__SUPPLIED MATERIAL__

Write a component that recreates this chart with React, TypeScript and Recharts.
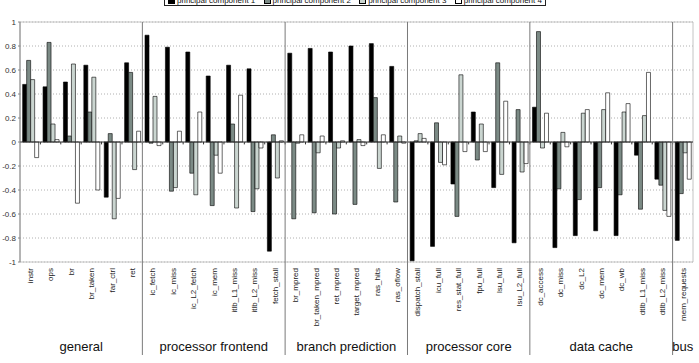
import { BarChart, Bar, XAxis, YAxis, CartesianGrid, ReferenceLine, ReferenceArea } from "recharts"

const categories = [
	"instr", "ops", "br", "br_taken", "far_ctrl", "ret",
	"ic_fetch", "ic_miss", "ic_L2_fetch", "ic_mem", "itlb_L1_miss", "itlb_L2_miss", "fetch_stall",
	"br_mpred", "br_taken_mpred", "ret_mpred", "target_mpred", "ras_hits", "ras_oflow",
	"dispatch_stall", "icu_full", "res_stat_full", "fpu_full", "lsu_full", "lsu_L2_full",
	"dc_access", "dc_miss", "dc_L2", "dc_mem", "dc_wb", "dtlb_L1_miss", "dtlb_L2_miss",
	"mem_requests",
]

const groupNames = ["general", "processor frontend", "branch prediction", "processor core", "data cache", "bus"]
const groupSizes = [6, 7, 6, 6, 7, 1]

const pc1 = [
	0.48, 0.46, 0.5, 0.64, -0.46, 0.66,
	0.89, 0.79, 0.75, 0.55, 0.64, 0.61, -0.91,
	0.74, 0.78, 0.75, 0.8, 0.82, 0.63,
	-0.99, -0.87, -0.35, 0.25, -0.38, -0.84,
	0.29, -0.88, -0.78, -0.74, -0.78, -0.11, -0.31,
	-0.82,
]
const pc2 = [
	0.68, 0.83, 0.05, 0.25, 0.07, 0.58,
	-0.01, -0.41, -0.26, -0.53, 0.15, -0.58, 0.06,
	-0.64, -0.59, -0.6, -0.52, 0.37, -0.5,
	0.01, 0.16, -0.62, -0.15, 0.66, 0.27,
	0.92, -0.39, -0.48, -0.38, -0.44, -0.56, -0.36,
	-0.43,
]
const pc3 = [
	0.52, 0.15, 0.65, 0.54, -0.64, -0.23,
	0.38, -0.38, -0.44, -0.11, -0.55, -0.39, -0.3,
	-0.01, -0.09, -0.05, 0.02, -0.22, 0.05,
	0.07, -0.17, 0.56, 0.15, -0.27, -0.25,
	-0.05, 0.08, 0.24, 0.27, 0.25, 0.22, -0.57,
	-0.09,
]
const pc4 = [
	-0.13, 0.02, -0.51, -0.4, -0.47, 0.09,
	-0.03, 0.09, 0.25, -0.26, 0.39, -0.05, 0.01,
	0.06, 0.05, 0.01, -0.03, 0.06, -0.01,
	0.03, -0.19, -0.08, -0.08, 0.34, -0.18,
	0.24, -0.04, 0.27, 0.41, 0.32, 0.58, -0.62,
	-0.31,
]

const seriesNames = ["principal component 1", "principal component 2", "principal component 3", "principal component 4"]
const seriesKeys = ["pc1", "pc2", "pc3", "pc4"]
const seriesColors = ["#000000", "#7b8a85", "#cad5d0", "#ffffff"]
const yTicks = [1, 0.8, 0.6, 0.4, 0.2, 0, -0.2, -0.4, -0.6, -0.8, -1]

const data = categories.map((name, i) => ({
	name,
	pc1: pc1[i],
	pc2: pc2[i],
	pc3: pc3[i],
	pc4: pc4[i],
}))

// index of first category of each group
const groupStarts = groupSizes.map((_, g) => groupSizes.slice(0, g).reduce((a, b) => a + b, 0))

function CategoryTick(props: any) {
	const { x, y, payload } = props
	const half = payload.offset ?? 0
	const idx = categories.indexOf(payload.value)
	const g = groupStarts.indexOf(idx)
	return (
		<g>
			<text
				x={x}
				y={y}
				dy="0.35em"
				transform={`rotate(-90 ${x} ${y})`}
				textAnchor="end"
				fontSize={8}
				fill="#222"
			>
				{payload.value}
			</text>
			{g > 0 && (
				<line x1={x - half} x2={x - half} y1={y - 6} y2={y + 87} stroke="#7a7a7a" />
			)}
			{g >= 0 && (
				<text x={x - half + groupSizes[g] * half} y={y + 83} textAnchor="middle" fontSize={13} fill="#111">
					{groupNames[g]}
				</text>
			)}
		</g>
	)
}

function LegendBox() {
	return (
		<div
			style={{
				position: "absolute",
				left: 164,
				top: -5,
				width: 382,
				height: 11,
				border: "1px solid #222",
				background: "#fff",
				display: "flex",
				alignItems: "center",
				justifyContent: "space-between",
				padding: "0 3px",
				boxSizing: "border-box",
				fontSize: 8,
				lineHeight: "9px",
				color: "#111",
				whiteSpace: "nowrap",
			}}
		>
			{seriesNames.map((n, i) => (
				<span key={n} style={{ display: "flex", alignItems: "center" }}>
					<span
						style={{
							width: 5,
							height: 5,
							border: "1px solid #000",
							background: seriesColors[i],
							marginRight: 2,
						}}
					/>
					{n}
				</span>
			))}
		</div>
	)
}

export default function App() {
	return (
		<div
			style={{
				position: "absolute",
				left: 0,
				top: 0,
				width: 699,
				height: 363,
				background: "#fff",
				fontFamily: "Arial, 'Liberation Sans', sans-serif",
				overflow: "hidden",
			}}
		>
			<BarChart
				width={699}
				height={363}
				data={data}
				margin={{ top: 22, right: 6, bottom: 0, left: 0 }}
				barCategoryGap="13%"
				barGap={0}
			>
				<CartesianGrid vertical={false} stroke="#b0b0b0" strokeDasharray="1 2" />
				<ReferenceArea y1={-1} y2={1} fill="none" stroke="#c4c4c4" />
				<XAxis
					dataKey="name"
					interval={0}
					height={101}
					tickSize={0}
					tickMargin={6}
					axisLine={false}
					tickLine={false}
					tick={<CategoryTick />}
				/>
				<YAxis
					width={20}
					domain={[-1, 1]}
					ticks={yTicks}
					interval={0}
					tickSize={2}
					tickMargin={2}
					axisLine={{ stroke: "#888" }}
					tickLine={{ stroke: "#888" }}
					tick={{ fontSize: 8, fill: "#333" }}
				/>
				{seriesKeys.map((k, i) => (
					<Bar
						key={k}
						dataKey={k}
						name={seriesNames[i]}
						fill={seriesColors[i]}
						stroke="#000"
						strokeWidth={0.6}
						isAnimationActive={false}
					/>
				))}
				<ReferenceLine y={0} stroke="#333" />
				{categories.slice(1).map((c) => (
					<ReferenceLine
						key={"t" + c}
						segment={[{ x: c, y: 0 }, { x: c, y: -0.02 }]}
						position="start"
						stroke="#333"
					/>
				))}
				{groupStarts.slice(1).map((s) => (
					<ReferenceLine key={"g" + s} x={categories[s]} position="start" stroke="#7a7a7a" />
				))}
			</BarChart>
			<LegendBox />
		</div>
	)
}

__AIM__
Reproduce the whole listing above word for word, but not its pictures.

__RESPONSE BELOW__
Write a component that recreates this chart with React, TypeScript and Recharts.
import { BarChart, Bar, XAxis, YAxis, CartesianGrid, ReferenceLine, ReferenceArea } from "recharts"

const categories = [
	"instr", "ops", "br", "br_taken", "far_ctrl", "ret",
	"ic_fetch", "ic_miss", "ic_L2_fetch", "ic_mem", "itlb_L1_miss", "itlb_L2_miss", "fetch_stall",
	"br_mpred", "br_taken_mpred", "ret_mpred", "target_mpred", "ras_hits", "ras_oflow",
	"dispatch_stall", "icu_full", "res_stat_full", "fpu_full", "lsu_full", "lsu_L2_full",
	"dc_access", "dc_miss", "dc_L2", "dc_mem", "dc_wb", "dtlb_L1_miss", "dtlb_L2_miss",
	"mem_requests",
]

const groupNames = ["general", "processor frontend", "branch prediction", "processor core", "data cache", "bus"]
const groupSizes = [6, 7, 6, 6, 7, 1]

const pc1 = [
	0.48, 0.46, 0.5, 0.64, -0.46, 0.66,
	0.89, 0.79, 0.75, 0.55, 0.64, 0.61, -0.91,
	0.74, 0.78, 0.75, 0.8, 0.82, 0.63,
	-0.99, -0.87, -0.35, 0.25, -0.38, -0.84,
	0.29, -0.88, -0.78, -0.74, -0.78, -0.11, -0.31,
	-0.82,
]
const pc2 = [
	0.68, 0.83, 0.05, 0.25, 0.07, 0.58,
	-0.01, -0.41, -0.26, -0.53, 0.15, -0.58, 0.06,
	-0.64, -0.59, -0.6, -0.52, 0.37, -0.5,
	0.01, 0.16, -0.62, -0.15, 0.66, 0.27,
	0.92, -0.39, -0.48, -0.38, -0.44, -0.56, -0.36,
	-0.43,
]
const pc3 = [
	0.52, 0.15, 0.65, 0.54, -0.64, -0.23,
	0.38, -0.38, -0.44, -0.11, -0.55, -0.39, -0.3,
	-0.01, -0.09, -0.05, 0.02, -0.22, 0.05,
	0.07, -0.17, 0.56, 0.15, -0.27, -0.25,
	-0.05, 0.08, 0.24, 0.27, 0.25, 0.22, -0.57,
	-0.09,
]
const pc4 = [
	-0.13, 0.02, -0.51, -0.4, -0.47, 0.09,
	-0.03, 0.09, 0.25, -0.26, 0.39, -0.05, 0.01,
	0.06, 0.05, 0.01, -0.03, 0.06, -0.01,
	0.03, -0.19, -0.08, -0.08, 0.34, -0.18,
	0.24, -0.04, 0.27, 0.41, 0.32, 0.58, -0.62,
	-0.31,
]

const seriesNames = ["principal component 1", "principal component 2", "principal component 3", "principal component 4"]
const seriesKeys = ["pc1", "pc2", "pc3", "pc4"]
const seriesColors = ["#000000", "#7b8a85", "#cad5d0", "#ffffff"]
const yTicks = [1, 0.8, 0.6, 0.4, 0.2, 0, -0.2, -0.4, -0.6, -0.8, -1]

const data = categories.map((name, i) => ({
	name,
	pc1: pc1[i],
	pc2: pc2[i],
	pc3: pc3[i],
	pc4: pc4[i],
}))

// index of first category of each group
const groupStarts = groupSizes.map((_, g) => groupSizes.slice(0, g).reduce((a, b) => a + b, 0))

function CategoryTick(props: any) {
	const { x, y, payload } = props
	const half = payload.offset ?? 0
	const idx = categories.indexOf(payload.value)
	const g = groupStarts.indexOf(idx)
	return (
		<g>
			<text
				x={x}
				y={y}
				dy="0.35em"
				transform={`rotate(-90 ${x} ${y})`}
				textAnchor="end"
				fontSize={8}
				fill="#222"
			>
				{payload.value}
			</text>
			{g > 0 && (
				<line x1={x - half} x2={x - half} y1={y - 6} y2={y + 87} stroke="#7a7a7a" />
			)}
			{g >= 0 && (
				<text x={x - half + groupSizes[g] * half} y={y + 83} textAnchor="middle" fontSize={13} fill="#111">
					{groupNames[g]}
				</text>
			)}
		</g>
	)
}

function LegendBox() {
	return (
		<div
			style={{
				position: "absolute",
				left: 164,
				top: -5,
				width: 382,
				height: 11,
				border: "1px solid #222",
				background: "#fff",
				display: "flex",
				alignItems: "center",
				justifyContent: "space-between",
				padding: "0 3px",
				boxSizing: "border-box",
				fontSize: 8,
				lineHeight: "9px",
				color: "#111",
				whiteSpace: "nowrap",
			}}
		>
			{seriesNames.map((n, i) => (
				<span key={n} style={{ display: "flex", alignItems: "center" }}>
					<span
						style={{
							width: 5,
							height: 5,
							border: "1px solid #000",
							background: seriesColors[i],
							marginRight: 2,
						}}
					/>
					{n}
				</span>
			))}
		</div>
	)
}

export default function App() {
	return (
		<div
			style={{
				position: "absolute",
				left: 0,
				top: 0,
				width: 699,
				height: 363,
				background: "#fff",
				fontFamily: "Arial, 'Liberation Sans', sans-serif",
				overflow: "hidden",
			}}
		>
			<BarChart
				width={699}
				height={363}
				data={data}
				margin={{ top: 22, right: 6, bottom: 0, left: 0 }}
				barCategoryGap="13%"
				barGap={0}
			>
				<CartesianGrid vertical={false} stroke="#b0b0b0" strokeDasharray="1 2" />
				<ReferenceArea y1={-1} y2={1} fill="none" stroke="#c4c4c4" />
				<XAxis
					dataKey="name"
					interval={0}
					height={101}
					tickSize={0}
					tickMargin={6}
					axisLine={false}
					tickLine={false}
					tick={<CategoryTick />}
				/>
				<YAxis
					width={20}
					domain={[-1, 1]}
					ticks={yTicks}
					interval={0}
					tickSize={2}
					tickMargin={2}
					axisLine={{ stroke: "#888" }}
					tickLine={{ stroke: "#888" }}
					tick={{ fontSize: 8, fill: "#333" }}
				/>
				{seriesKeys.map((k, i) => (
					<Bar
						key={k}
						dataKey={k}
						name={seriesNames[i]}
						fill={seriesColors[i]}
						stroke="#000"
						strokeWidth={0.6}
						isAnimationActive={false}
					/>
				))}
				<ReferenceLine y={0} stroke="#333" />
				{categories.slice(1).map((c) => (
					<ReferenceLine
						key={"t" + c}
						segment={[{ x: c, y: 0 }, { x: c, y: -0.02 }]}
						position="start"
						stroke="#333"
					/>
				))}
				{groupStarts.slice(1).map((s) => (
					<ReferenceLine key={"g" + s} x={categories[s]} position="start" stroke="#7a7a7a" />
				))}
			</BarChart>
			<LegendBox />
		</div>
	)
}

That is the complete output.